The most famous such study, of the long-term unemployed in New Haven, Connecticut, was conducted by E. Wight Bakke, a graduate student and subsequently a professor of economics at Yale University. Through participant interviews, personal observation, time diaries, and longitudinal studies, Bakke showed how extended spells of unemployment caused workers’ skills to deteriorate and made it difficult for them to acquire new ones. The long-term unemployed also experienced a variety of physical and psychological problems, among them demoralization, apathy, and a sense of social isolation.
For those unfortunate enough to experience it, long-term unemployment – now, as in the 1930’s – is a tragedy. And, for society as a whole, there is the danger that the productive capacity of a significant portion of the labor force will be impaired.
What is not well known, however, is that in the 1930’s, the United States, to a much greater extent than today, succeeded in mitigating these problems. Rather than resorting to extensive layoffs, firms had their employees work a partial week. The average workweek in manufacturing and mining fell from 45 hours in 1929 to 35 hours in 1932. We know this from a 1986 article by my Berkeley colleague James Powell and his co-author, none other than – wait for it – Ben Bernanke.
The 24% unemployment reached at the depths of the Great Depression was no picnic. But that rate would have been even higher had average weekly hours for workers in manufacturing remained at 45. Cutting hours by 20% allowed millions of additional workers to stay on the job. They continued to earn an income. They continued to acquire skills. They had hope and the possibility of advancement.
Why was there so much work-sharing in the 1930’s? One reason is that government pushed for it. In his memoirs, President Herbert Hoover estimated that as many as two million workers avoided unemployment as a result of his efforts to promote work-sharing.Share The Work. Barry Eichengreen, Project Syndicate.
Second, legislation encouraged it. The industrial codes of the New Deal set ceilings on the workweek for specified industries and workers. The Fair Labor Standards Act provided financial incentives by requiring overtime pay for employees working long hours.
Third, there was no unemployment insurance to discourage it. An individual today, faced with the option of working 20 hours a week or drawing unemployment benefits, might be tempted by the latter. But, back in the 1930’s, before unemployment insurance, 20 hours was better than nothing.

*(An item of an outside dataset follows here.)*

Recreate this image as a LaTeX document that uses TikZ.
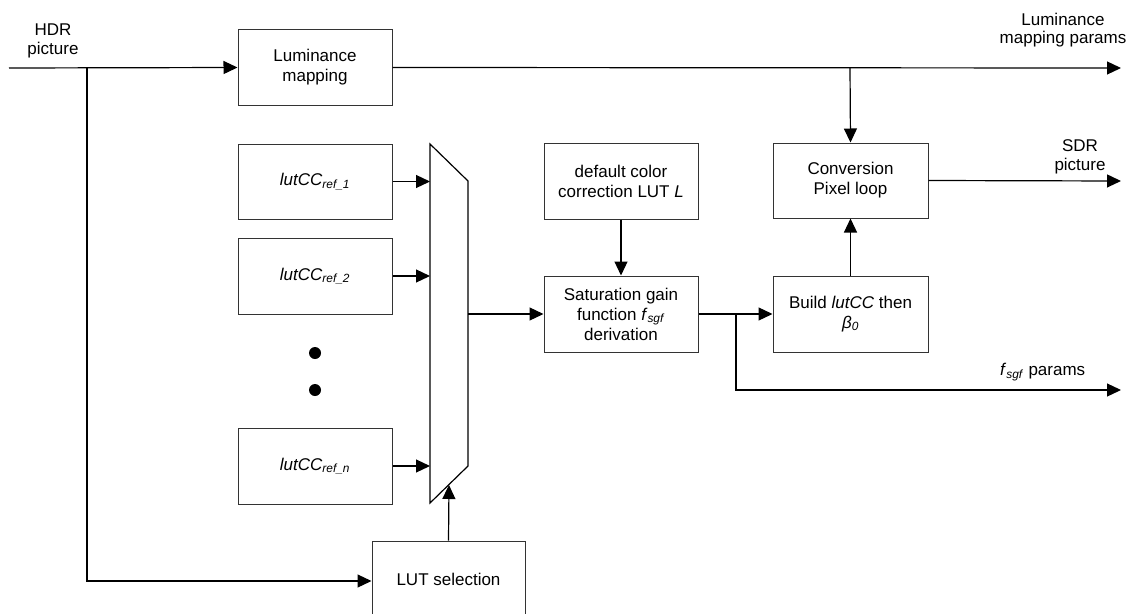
\documentclass[tikz,border=0pt]{standalone}
\usepackage{fontspec}
\setmainfont{Liberation Sans}
\usetikzlibrary{arrows.meta}
\begin{document}
\begin{tikzpicture}[x=1pt,y=-1pt,
  blk/.style={draw=black!80,line width=1pt,minimum width=154pt,minimum height=76pt,inner sep=0pt,align=center,font=\fontsize{17}{20}\selectfont},
  lbl/.style={align=center,inner sep=0pt,font=\fontsize{17}{18.5}\selectfont},
  conn/.style={line width=1.2pt,draw=black},
  arr/.style={conn,-{Triangle[length=14pt,width=13pt]}}]
\useasboundingbox (0,0) rectangle (1129,613);
\clip (0,0) rectangle (1129,613);
% blocks
\node[blk] (lum) at (315,67.5) {Luminance\\mapping};
\node[blk,minimum height=75pt] (lut1) at (315,181.5) {\textit{lutCC}\textsubscript{\textit{ref\_1}}};
\node[blk] (lut2) at (315,276) {\textit{lutCC}\textsubscript{\textit{ref\_2}}};
\node[blk] (lutn) at (315,466) {\textit{lutCC}\textsubscript{\textit{ref\_n}}};
\node[blk] (dcc) at (621,181) {default color\\correction LUT \textit{L}};
\node[blk] (sat) at (621,314) {Saturation gain\\function \textit{f}\textsubscript{\textit{sgf}}\\derivation};
\node[blk,minimum width=155pt,minimum height=75pt] (conv) at (850.5,180.5) {Conversion\\Pixel loop};
\node[blk,minimum width=155pt] (build) at (850.5,314) {Build \textit{lutCC} then\\\textit{β\textsubscript{0}}};
\node[blk,minimum width=153pt] (lutsel) at (448.5,579) {LUT selection};
% dots
\node[circle,fill=black,inner sep=0pt,minimum size=12pt] (d1) at (315,353) {};
\node[circle,fill=black,inner sep=0pt,minimum size=12pt] (d2) at (315,390) {};
% multiplexer
\coordinate (m1) at (430,144);
\coordinate (m2) at (468,181);
\coordinate (m3) at (468,466);
\coordinate (m4) at (430,503);
\draw[line width=1.2pt] (m1) -- (m2) -- (m3) -- (m4) -- cycle;
\coordinate (min1) at (430,181.5);
\coordinate (min2) at (430,276);
\coordinate (minn) at (430,466);
\coordinate (mout) at (468,314);
\coordinate (msel) at (449,485);
% labels
\node[lbl] (hdr) at (53,41) {HDR\\picture};
\node[lbl] (lmp) at (1063,30) {Luminance\\mapping params};
\node[lbl] (sdr) at (1080,157) {SDR\\picture};
\node[lbl,anchor=west] (fp) at (1000,372) {\textit{f}\textsubscript{\textit{sgf}} params};
% connector coordinates
\coordinate (hin) at (9,68);
\coordinate (j1) at (87,68);
\coordinate (j2) at (850,68);
\coordinate (lout) at (1121,68);
\coordinate (sout) at (1121,181);
\coordinate (j3) at (736,314);
\coordinate (fout) at (1121,390);
% connectors
\draw[arr] (hin) -- (lum.west);
\draw[arr] (j1) |- ([yshift=-2pt]lutsel.west);
\draw[arr] (lum.east) -- (lout);
\draw[arr] (j2) -- (conv.north);
\draw[arr] (conv.east) -- (sout);
\draw[arr] (build.north) -- (conv.south);
\draw[arr] (sat.east) -- (build.west);
\draw[arr] (j3) |- (fout);
\draw[arr] (dcc.south) -- (sat.north);
\draw[arr] (mout) -- (sat.west);
\draw[arr] (lut1.east) -- (min1);
\draw[arr] (lut2.east) -- (min2);
\draw[arr] (lutn.east) -- (minn);
\draw[arr] (lutsel.north) -- (msel);
\end{tikzpicture}
\end{document}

Another economist, Mark Thoma, comments:
The unemployment problem ought to be a national emergency. The fact that it's not tells me that our political institutions are broken, at least when it comes to defending the interests of the working class (other interests are anything but ignored). Millions of people are struggling to get by without a job, and instead of mobilizing on their behalf and finding some way to make things better -- there is plenty to do and plenty of people who would be glad to do it -- some policymakers are calling them lazy and trying to make it even worse by cutting what help they do get, while others who ought to know better stand by passively watching this happen, or worse join the cause. We can do better than this, but it has to be a priority for those who control the levers of power. Unfortunately, in our dysfunctional political system, improving the lives of the working class is less a priority than serving the interests of those who finance, and hence hold the keys to, reelection.
How can an economic system function when it ignores the needs of the vast number of people living under it?